The Feature Film Advisory Committee is submitting its recommendations to the Minister for Canadian Heritage today. Based on wide consultation throughout the industry, it will recommend that a minimum of $150 million be directed to feature films, with 100 million of these dollars coming from redirected present funds and $50 million in new federal funds. As balloons were floated about where
the money is to come from, you could hear the cries coming from every corner: Not me! Not me! Distributors fear a modest tax will damage them, though they are most in need of government assistance. If we move to amend our Competitions Act to open the market to fair bidding for non-proprietary films, you know who will scream. The furore has already begun.
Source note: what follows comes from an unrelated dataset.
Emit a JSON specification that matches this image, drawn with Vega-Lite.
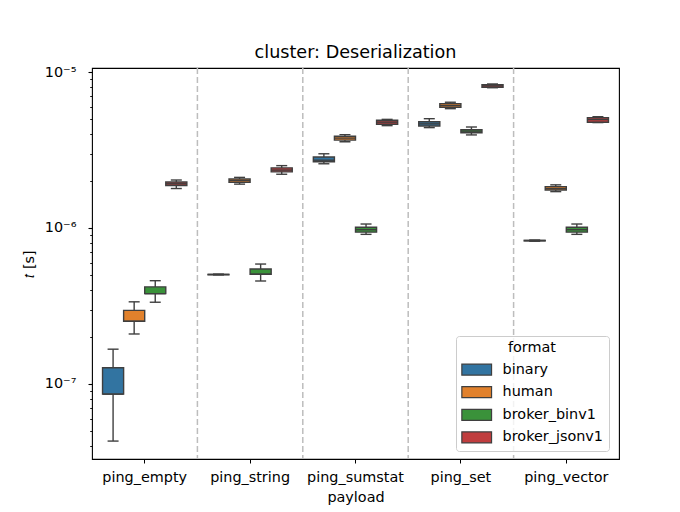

The last time I spoke about the future of Canadian feature films was shortly after NAFTA was signed. There was intense debate on whether or not it secured our freedom to exercise 'cultural sovereignty.' We are perfectly free to pass Bill C55 and protect Canadian magazines from the unfair competition of split-run magazine imports, but the price is a threatened trade war and three or four billion dollars in retaliatory levies on Canadian exports. Some sovereignty! Some freedom! The United States demeans itself by such intolerance. After a decade of unmatched prosperity, the U.S. can surely afford to give others room to speak--especially in their own homes. The world needs more diversity, not less. Diversity enriches us all.
But, finally, the problem is ours. It's time to put aside petty squabbling, to give up warring with ourselves, to stand up. Not for a decade has a minister had the courage to champion the extraordinary potential of Canadian films. Let us give her the united support she deserves. It is time for us to summon the nerve to author our own destiny.
The appreciation of the meeting was expressed by Ann Curran, Partner, Lewis Companies Inc. and Third Vice-President, The Empire Club of Canada.